→ Data:
begin

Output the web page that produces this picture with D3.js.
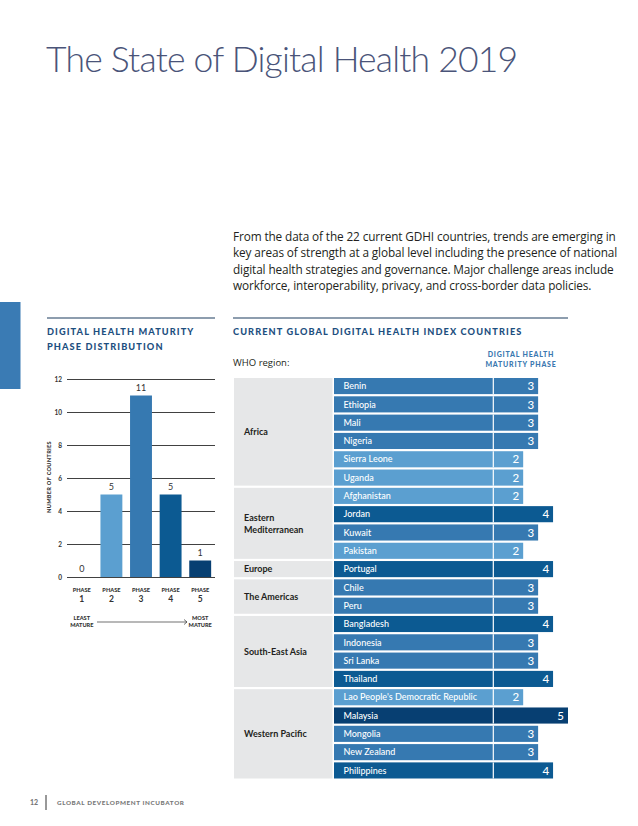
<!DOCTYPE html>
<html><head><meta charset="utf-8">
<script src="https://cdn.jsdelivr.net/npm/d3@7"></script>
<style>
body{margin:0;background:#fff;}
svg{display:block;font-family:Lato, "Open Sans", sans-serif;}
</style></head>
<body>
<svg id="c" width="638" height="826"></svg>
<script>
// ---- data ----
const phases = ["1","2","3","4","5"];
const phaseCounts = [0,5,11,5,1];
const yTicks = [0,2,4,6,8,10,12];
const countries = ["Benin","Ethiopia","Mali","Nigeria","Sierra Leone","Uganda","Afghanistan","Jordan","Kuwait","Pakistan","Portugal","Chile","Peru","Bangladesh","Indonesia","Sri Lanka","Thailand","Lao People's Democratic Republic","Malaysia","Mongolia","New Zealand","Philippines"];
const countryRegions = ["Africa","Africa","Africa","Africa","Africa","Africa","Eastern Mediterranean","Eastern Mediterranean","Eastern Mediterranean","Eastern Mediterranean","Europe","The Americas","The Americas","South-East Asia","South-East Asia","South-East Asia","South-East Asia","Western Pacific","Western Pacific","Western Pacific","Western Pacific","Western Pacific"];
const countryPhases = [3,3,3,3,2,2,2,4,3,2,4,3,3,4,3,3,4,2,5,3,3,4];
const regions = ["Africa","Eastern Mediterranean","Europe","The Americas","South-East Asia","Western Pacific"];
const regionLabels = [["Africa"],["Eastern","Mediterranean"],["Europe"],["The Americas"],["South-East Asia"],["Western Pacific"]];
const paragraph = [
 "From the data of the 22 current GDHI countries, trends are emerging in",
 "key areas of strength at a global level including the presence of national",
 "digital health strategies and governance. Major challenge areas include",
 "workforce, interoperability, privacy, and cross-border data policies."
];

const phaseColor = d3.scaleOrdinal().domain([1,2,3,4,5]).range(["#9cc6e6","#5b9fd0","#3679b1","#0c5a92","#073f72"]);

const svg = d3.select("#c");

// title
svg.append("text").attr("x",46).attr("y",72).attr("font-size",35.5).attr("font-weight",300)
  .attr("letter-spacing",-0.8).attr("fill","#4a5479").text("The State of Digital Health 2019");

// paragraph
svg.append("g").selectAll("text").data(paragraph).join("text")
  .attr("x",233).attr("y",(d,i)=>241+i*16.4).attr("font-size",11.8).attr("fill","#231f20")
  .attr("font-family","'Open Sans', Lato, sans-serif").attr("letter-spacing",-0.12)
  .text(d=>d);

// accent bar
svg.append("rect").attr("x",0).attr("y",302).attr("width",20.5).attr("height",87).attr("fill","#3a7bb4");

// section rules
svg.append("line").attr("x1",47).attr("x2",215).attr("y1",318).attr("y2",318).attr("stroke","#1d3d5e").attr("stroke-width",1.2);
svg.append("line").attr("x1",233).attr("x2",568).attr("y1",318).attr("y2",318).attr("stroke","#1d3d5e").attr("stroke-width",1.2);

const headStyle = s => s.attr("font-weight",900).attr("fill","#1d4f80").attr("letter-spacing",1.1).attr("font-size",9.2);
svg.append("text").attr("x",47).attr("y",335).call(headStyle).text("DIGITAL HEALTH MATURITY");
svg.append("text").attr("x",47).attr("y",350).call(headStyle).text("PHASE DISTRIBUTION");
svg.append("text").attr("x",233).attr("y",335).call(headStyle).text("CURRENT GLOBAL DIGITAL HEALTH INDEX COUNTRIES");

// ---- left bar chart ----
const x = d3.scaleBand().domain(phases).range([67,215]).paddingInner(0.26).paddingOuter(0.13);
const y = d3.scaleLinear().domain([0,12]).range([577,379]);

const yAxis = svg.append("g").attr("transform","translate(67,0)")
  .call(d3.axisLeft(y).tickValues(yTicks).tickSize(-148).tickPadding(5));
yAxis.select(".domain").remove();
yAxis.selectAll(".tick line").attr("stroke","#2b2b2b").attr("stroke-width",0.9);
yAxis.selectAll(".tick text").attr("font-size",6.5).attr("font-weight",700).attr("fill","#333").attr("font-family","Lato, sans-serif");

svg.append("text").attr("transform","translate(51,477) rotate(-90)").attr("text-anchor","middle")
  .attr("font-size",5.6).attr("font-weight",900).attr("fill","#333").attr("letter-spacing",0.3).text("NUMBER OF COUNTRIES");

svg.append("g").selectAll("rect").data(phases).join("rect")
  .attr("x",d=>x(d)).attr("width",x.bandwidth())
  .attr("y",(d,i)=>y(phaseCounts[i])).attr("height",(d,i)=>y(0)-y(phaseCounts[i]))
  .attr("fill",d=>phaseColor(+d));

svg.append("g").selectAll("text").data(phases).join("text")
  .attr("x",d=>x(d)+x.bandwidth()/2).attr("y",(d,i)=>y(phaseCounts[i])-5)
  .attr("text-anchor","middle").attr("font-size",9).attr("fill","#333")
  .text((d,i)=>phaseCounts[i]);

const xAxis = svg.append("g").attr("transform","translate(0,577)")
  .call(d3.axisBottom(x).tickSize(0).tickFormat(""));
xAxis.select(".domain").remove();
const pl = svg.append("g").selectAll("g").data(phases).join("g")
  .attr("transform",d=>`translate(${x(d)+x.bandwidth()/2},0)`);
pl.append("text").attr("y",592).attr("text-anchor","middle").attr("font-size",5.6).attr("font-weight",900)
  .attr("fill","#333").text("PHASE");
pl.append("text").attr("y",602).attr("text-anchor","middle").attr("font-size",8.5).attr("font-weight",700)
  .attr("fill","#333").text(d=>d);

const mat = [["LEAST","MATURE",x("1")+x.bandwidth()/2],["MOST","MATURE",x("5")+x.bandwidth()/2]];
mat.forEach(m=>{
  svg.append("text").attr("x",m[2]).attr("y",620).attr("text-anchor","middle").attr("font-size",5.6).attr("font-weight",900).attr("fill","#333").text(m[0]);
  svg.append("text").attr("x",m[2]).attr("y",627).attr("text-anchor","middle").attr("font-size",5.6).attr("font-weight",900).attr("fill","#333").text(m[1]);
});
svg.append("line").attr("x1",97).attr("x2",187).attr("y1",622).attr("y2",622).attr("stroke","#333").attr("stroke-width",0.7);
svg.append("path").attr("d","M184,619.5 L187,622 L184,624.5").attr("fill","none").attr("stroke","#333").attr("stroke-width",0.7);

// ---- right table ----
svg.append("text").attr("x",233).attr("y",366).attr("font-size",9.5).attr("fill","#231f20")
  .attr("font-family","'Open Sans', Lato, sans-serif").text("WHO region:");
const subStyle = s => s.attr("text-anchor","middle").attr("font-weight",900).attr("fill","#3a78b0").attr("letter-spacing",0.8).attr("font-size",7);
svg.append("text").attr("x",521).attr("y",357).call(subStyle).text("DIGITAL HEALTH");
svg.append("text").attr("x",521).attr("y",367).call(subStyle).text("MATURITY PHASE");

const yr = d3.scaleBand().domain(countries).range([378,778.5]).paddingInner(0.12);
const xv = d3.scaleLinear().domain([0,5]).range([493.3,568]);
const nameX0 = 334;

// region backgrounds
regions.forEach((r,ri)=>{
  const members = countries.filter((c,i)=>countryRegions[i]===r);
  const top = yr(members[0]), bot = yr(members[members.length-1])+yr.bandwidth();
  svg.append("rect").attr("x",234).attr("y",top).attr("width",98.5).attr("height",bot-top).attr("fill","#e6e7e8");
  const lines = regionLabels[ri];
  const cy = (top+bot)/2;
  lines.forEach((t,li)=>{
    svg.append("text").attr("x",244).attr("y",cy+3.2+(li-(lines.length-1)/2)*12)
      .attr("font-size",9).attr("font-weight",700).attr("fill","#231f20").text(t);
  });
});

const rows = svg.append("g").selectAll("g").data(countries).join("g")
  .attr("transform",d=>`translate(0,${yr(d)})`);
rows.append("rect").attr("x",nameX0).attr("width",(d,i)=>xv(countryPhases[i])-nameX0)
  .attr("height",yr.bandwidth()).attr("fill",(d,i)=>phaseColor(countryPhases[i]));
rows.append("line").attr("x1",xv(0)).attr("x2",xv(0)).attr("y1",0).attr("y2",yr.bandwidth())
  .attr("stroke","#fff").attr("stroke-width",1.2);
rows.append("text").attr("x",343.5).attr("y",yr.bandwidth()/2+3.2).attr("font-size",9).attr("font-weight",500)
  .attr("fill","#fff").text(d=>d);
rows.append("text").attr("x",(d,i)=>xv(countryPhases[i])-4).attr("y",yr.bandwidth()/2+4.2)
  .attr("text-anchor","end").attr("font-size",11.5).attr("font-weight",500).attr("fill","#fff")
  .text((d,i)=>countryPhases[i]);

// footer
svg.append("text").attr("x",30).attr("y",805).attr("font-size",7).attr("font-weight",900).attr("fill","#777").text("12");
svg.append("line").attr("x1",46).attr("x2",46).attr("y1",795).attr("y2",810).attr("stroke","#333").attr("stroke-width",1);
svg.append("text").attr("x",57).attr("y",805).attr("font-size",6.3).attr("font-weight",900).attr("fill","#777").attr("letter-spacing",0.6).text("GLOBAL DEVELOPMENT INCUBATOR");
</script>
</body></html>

end

→ Task details:
Everything from the top line of the data down to and including the line with "State of Digital" is to be copied, except the pictures.

→ Written response:
Output the web page that produces this picture with D3.js.
<!DOCTYPE html>
<html><head><meta charset="utf-8">
<script src="https://cdn.jsdelivr.net/npm/d3@7"></script>
<style>
body{margin:0;background:#fff;}
svg{display:block;font-family:Lato, "Open Sans", sans-serif;}
</style></head>
<body>
<svg id="c" width="638" height="826"></svg>
<script>
// ---- data ----
const phases = ["1","2","3","4","5"];
const phaseCounts = [0,5,11,5,1];
const yTicks = [0,2,4,6,8,10,12];
const countries = ["Benin","Ethiopia","Mali","Nigeria","Sierra Leone","Uganda","Afghanistan","Jordan","Kuwait","Pakistan","Portugal","Chile","Peru","Bangladesh","Indonesia","Sri Lanka","Thailand","Lao People's Democratic Republic","Malaysia","Mongolia","New Zealand","Philippines"];
const countryRegions = ["Africa","Africa","Africa","Africa","Africa","Africa","Eastern Mediterranean","Eastern Mediterranean","Eastern Mediterranean","Eastern Mediterranean","Europe","The Americas","The Americas","South-East Asia","South-East Asia","South-East Asia","South-East Asia","Western Pacific","Western Pacific","Western Pacific","Western Pacific","Western Pacific"];
const countryPhases = [3,3,3,3,2,2,2,4,3,2,4,3,3,4,3,3,4,2,5,3,3,4];
const regions = ["Africa","Eastern Mediterranean","Europe","The Americas","South-East Asia","Western Pacific"];
const regionLabels = [["Africa"],["Eastern","Mediterranean"],["Europe"],["The Americas"],["South-East Asia"],["Western Pacific"]];
const paragraph = [
 "From the data of the 22 current GDHI countries, trends are emerging in",
 "key areas of strength at a global level including the presence of national",
 "digital health strategies and governance. Major challenge areas include",
 "workforce, interoperability, privacy, and cross-border data policies."
];

const phaseColor = d3.scaleOrdinal().domain([1,2,3,4,5]).range(["#9cc6e6","#5b9fd0","#3679b1","#0c5a92","#073f72"]);

const svg = d3.select("#c");

// title
svg.append("text").attr("x",46).attr("y",72).attr("font-size",35.5).attr("font-weight",300)
  .attr("letter-spacing",-0.8).attr("fill","#4a5479").text("The State of Digital Health 2019");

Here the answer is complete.